A Report into IT Pricing

4 September 2013

Why are IT products more expensive in Australia and what is being done about it?

The federal government’s House Standing Committee on Infrastructure and Communications has released the report of its inquiry into IT pricing At what cost? IT pricing and the Australia tax. The terms of reference required the committee to investigate “whether IT products sold in Australia are more expensive than those sold in comparable overseas jurisdictions and, if so, how much more expensive; why any such differences may exist; the impacts price differences may have on Australian consumers and businesses; and what actions, if any, may be taken to mitigate those impacts on Australian consumers.”

The report found that in many cases “prices are significantly higher than what might be expected as a consequence of any costs arising from delivery in the Australian market” and outline the impacts of this.  

The report includes discussion of Autodesk, Adobe and Microsoft products being significantly more expensive in Australia than elsewhere – for example, based on submissions, the committee found that “Adobe products showed an average difference of 42%, with a median difference of 49%; Microsoft products were on average 66% more expensive, with a median difference of 67%, and Autodesk products were on average 51% more expensive, with a median difference of 46%.” These price differences effectively increase the cost to architects doing business in Australia.

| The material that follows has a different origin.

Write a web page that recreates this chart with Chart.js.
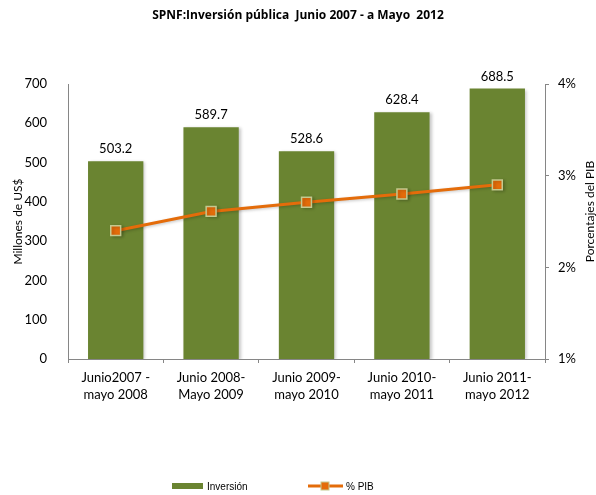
<!DOCTYPE html>
<html>
<head>
<meta charset="utf-8">
<script src="https://cdn.jsdelivr.net/npm/chart.js@4.4.0/dist/chart.umd.min.js"></script>
<style>
  html, body { margin: 0; padding: 0; background: #fff; }
  #wrap { width: 596px; height: 495px; }
</style>
</head>
<body>
<div id="wrap"><canvas id="chart" width="596" height="495"></canvas></div>
<script>
// data
const periodos = [
  ['Junio2007 -', 'mayo 2008'],
  ['Junio 2008-', 'Mayo 2009'],
  ['Junio 2009-', 'mayo 2010'],
  ['Junio 2010-', 'mayo 2011'],
  ['Junio 2011-', 'mayo 2012']
]
const inversion = [503.2, 589.7, 528.6, 628.4, 688.5]
const pctPib = [2.40, 2.61, 2.71, 2.80, 2.90]
const leftTicks = [0, 100, 200, 300, 400, 500, 600, 700]
const rightTicks = [1, 2, 3, 4]

const VERDE = '#6a8431'
const NARANJA = '#e46c0a'
const GRIS = '#868686'

// values above the bars
const etiquetas = {
  id: 'etiquetas',
  afterDatasetsDraw(chart) {
    const ctx = chart.ctx
    const meta = chart.getDatasetMeta(0)
    ctx.save()
    ctx.font = '13px Lato'
    ctx.fillStyle = '#000'
    ctx.textAlign = 'center'
    ctx.textBaseline = 'alphabetic'
    meta.data.forEach((bar, i) => {
      ctx.fillText(inversion[i].toFixed(1), bar.x, bar.y - 8)
    })
    ctx.restore()
  }
}

// soft shadow on bars / markers like the excel original
const sombra = {
  id: 'sombra',
  beforeDatasetDraw(chart, args) {
    const ctx = chart.ctx
    ctx.save()
    ctx.shadowColor = 'rgba(0,0,0,0.22)'
    ctx.shadowBlur = 3
    ctx.shadowOffsetX = 2
    ctx.shadowOffsetY = 1
  },
  afterDatasetDraw(chart) {
    chart.ctx.restore()
  }
}

// right axis title (reads bottom to top) + legend
const extras = {
  id: 'extras',
  afterDraw(chart) {
    const ctx = chart.ctx
    const area = chart.chartArea
    ctx.save()
    ctx.fillStyle = '#000'
    ctx.font = '12px Lato'
    ctx.textAlign = 'center'
    ctx.textBaseline = 'middle'
    ctx.translate(590, (area.top + area.bottom) / 2 - 10)
    ctx.rotate(-Math.PI / 2)
    ctx.fillText('Porcentajes del PIB', 0, 0)
    ctx.restore()

    // legend
    const y = 486
    ctx.save()
    ctx.font = '10px "Liberation Sans"'
    ctx.textBaseline = 'middle'
    ctx.textAlign = 'left'
    ctx.fillStyle = VERDE
    ctx.fillRect(172, y - 3, 31, 6)
    ctx.fillStyle = '#000'
    ctx.fillText(chart.data.datasets[0].label, 207, y + 1)

    ctx.strokeStyle = NARANJA
    ctx.lineWidth = 3
    ctx.beginPath()
    ctx.moveTo(308, y)
    ctx.lineTo(343, y)
    ctx.stroke()
    ctx.fillStyle = NARANJA
    ctx.fillRect(321, y - 4, 8, 8)
    ctx.strokeStyle = '#c4c98f'
    ctx.lineWidth = 1
    ctx.strokeRect(321, y - 4, 8, 8)
    ctx.fillStyle = '#000'
    ctx.fillText(chart.data.datasets[1].label, 346, y + 1)
    ctx.restore()
  }
}

new Chart(document.getElementById('chart'), {
  data: {
    labels: periodos,
    datasets: [
      {
        type: 'bar',
        label: 'Inversión',
        data: inversion,
        backgroundColor: VERDE,
        borderWidth: 0,
        categoryPercentage: 1,
        barPercentage: 0.58,
        yAxisID: 'y',
        order: 2
      },
      {
        type: 'line',
        label: '% PIB',
        data: pctPib,
        borderColor: NARANJA,
        borderWidth: 3,
        backgroundColor: NARANJA,
        pointStyle: 'rect',
        pointRadius: 7,
        pointBorderColor: '#c4c98f',
        pointBorderWidth: 1.5,
        pointBackgroundColor: NARANJA,
        tension: 0,
        yAxisID: 'y1',
        order: 1
      }
    ]
  },
  options: {
    responsive: false,
    animation: false,
    layout: { padding: 0 },
    plugins: {
      legend: { display: false },
      tooltip: { enabled: false },
      title: {
        display: true,
        text: 'SPNF:Inversión pública  Junio 2007 - a Mayo  2012',
        color: '#000',
        font: { family: 'Open Sans', size: 12, weight: 'bold' },
        padding: { top: 8, bottom: 61.6 }
      }
    },
    scales: {
      x: {
        offset: true,
        grid: { display: true, drawOnChartArea: false, offset: true, tickLength: 4, color: GRIS },
        border: { color: GRIS },
        ticks: { color: '#000', font: { family: 'Lato', size: 13, lineHeight: 1.27 }, padding: 7, maxRotation: 0 },
        afterFit: s => { s.height = 136 }
      },
      y: {
        position: 'left',
        min: 0,
        max: 700,
        afterBuildTicks: s => { s.ticks = leftTicks.map(v => ({ value: v })) },
        grid: { display: false },
        border: { color: GRIS },
        ticks: { color: '#000', font: { family: 'Lato', size: 13 }, padding: 13 },
        title: { display: true, text: 'Millones de US$', color: '#000', font: { family: 'Lato', size: 12 }, padding: { top: 11, bottom: 0 } },
        afterFit: s => { s.width = 68 }
      },
      y1: {
        position: 'right',
        min: 1,
        max: 4,
        afterBuildTicks: s => { s.ticks = rightTicks.map(v => ({ value: v })) },
        grid: { display: true, drawOnChartArea: false, tickLength: 4, color: GRIS },
        border: { color: GRIS },
        ticks: { color: '#000', font: { family: 'Lato', size: 13 }, padding: 9, callback: v => v + '%' },
        afterFit: s => { s.width = 51 }
      }
    }
  },
  plugins: [sombra, etiquetas, extras]
})
</script>
</body>
</html>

The Committee comments that although certain factors might lead to higher costs for IT suppliers “in many instances these higher costs cannot, even cumulatively, explain the price differences consumers experience in relation to many IT products, and especially those delivered via the internet.”

The report recommends changes to the Competition and Consumer Act and the Copyright Act, including investigating the feasibility of amending the Competition and Consumer Act so that contracts or terms of service that seek to enforce geoblocking are considered void. As a last resort it suggests a ban on geoblocking.